Do you know if Cookie happens to have any Siamese or related blood? We're pretty sure Ginza's got some Oriental mix in there somewhere. I notice stories that these breeds are usually the ones with higher sex drives, neutered or not.


----------



## kitkat (Sep 22, 2003)

My neutered cat Twinkie is a lil over 3 years old (OMG, they grow up so fast) and he humps every night without fail right when my bf turns off the tv for bed. The victim is a sheepskin rug and I have no idea why he does it but when he does, he purrs really deep and loud! Then his next step is to eat some kibbles and then go to bed


----------



## mdmenagerie (Nov 30, 2005)

From what I have read it feels good for a cat and it's done out of boredom, too. I like that your cat adds in sound effects, too.
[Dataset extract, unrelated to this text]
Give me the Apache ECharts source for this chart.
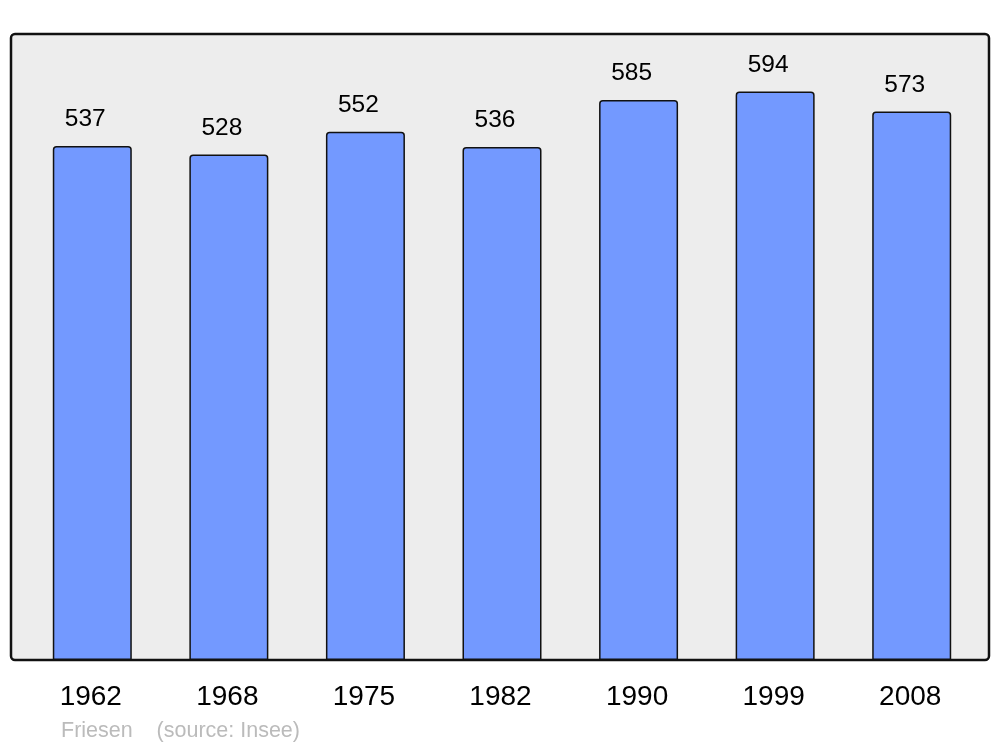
<!DOCTYPE html>
<html>
<head>
<meta charset="utf-8">
<script src="https://cdn.jsdelivr.net/npm/echarts@6/dist/echarts.min.js"></script>
<style>
  html, body { margin: 0; padding: 0; background: #fff; }
</style>
</head>
<body>
<div id="chart" style="width: 1000px; height: 747px"></div>
<script>
// population par recensement
const years = ['1962', '1968', '1975', '1982', '1990', '1999', '2008']
const population = [537, 528, 552, 536, 585, 594, 573]

const chart = echarts.init(document.getElementById('chart'))

const option = {
  animation: false,
  textStyle: { fontFamily: 'Liberation Sans, Arial, sans-serif' },
  grid: {
    left: 24,
    right: 20,
    top: 34,
    bottom: 87
  },
  graphic: [
    {
      type: 'rect',
      z: -10,
      shape: { x: 11, y: 34, width: 978, height: 626, r: 4 },
      style: { fill: '#ededed', stroke: '#111', lineWidth: 2.5 }
    },
    {
      type: 'text',
      left: 61,
      top: 720,
      style: {
        text: 'Friesen    (source: Insee)',
        fill: '#bbbbbb',
        font: '21.5px Liberation Sans, Arial, sans-serif'
      }
    }
  ],
  xAxis: {
    type: 'category',
    data: years,
    axisLine: { show: false },
    axisTick: { show: false },
    axisLabel: {
      color: '#000',
      fontSize: 28,
      margin: 23,
      padding: [0, 3, 0, 0]
    }
  },
  yAxis: {
    type: 'value',
    min: 0,
    max: 654,
    show: false,
    splitLine: { show: false }
  },
  series: [
    {
      type: 'bar',
      data: population,
      barWidth: 79,
      itemStyle: {
        color: '#7399ff',
        borderColor: '#111',
        borderWidth: 1.5,
        borderRadius: [3, 3, 0, 0]
      },
      label: {
        show: true,
        position: 'top',
        distance: 14,
        offset: [-7, 0],
        color: '#000',
        fontSize: 24.5
      }
    }
  ]
}

chart.setOption(option)
</script>
</body>
</html>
It's like a multimedia presentation!


----------



## spacemonkey (Aug 12, 2004)

Miko does this with a stuffed groundhog (carries it around crying, she doesn't hump it ) She woke me up last night :roll:


----------



## lilysong (Apr 4, 2005)

My kitties always talk when they're carrying things around. It's like "HEY! LOOK AT ME! I CAUGHT SOMETHING!" (Yes, they have capslocky cries.)


----------



## Cat Daddy (Aug 3, 2005)

We call this 'goyleing' at our house, and it seems we're not the only one's with goyles'. 

We also call her the Janis Joplin of the cat world, seems to be a parallel there somewhere.


----------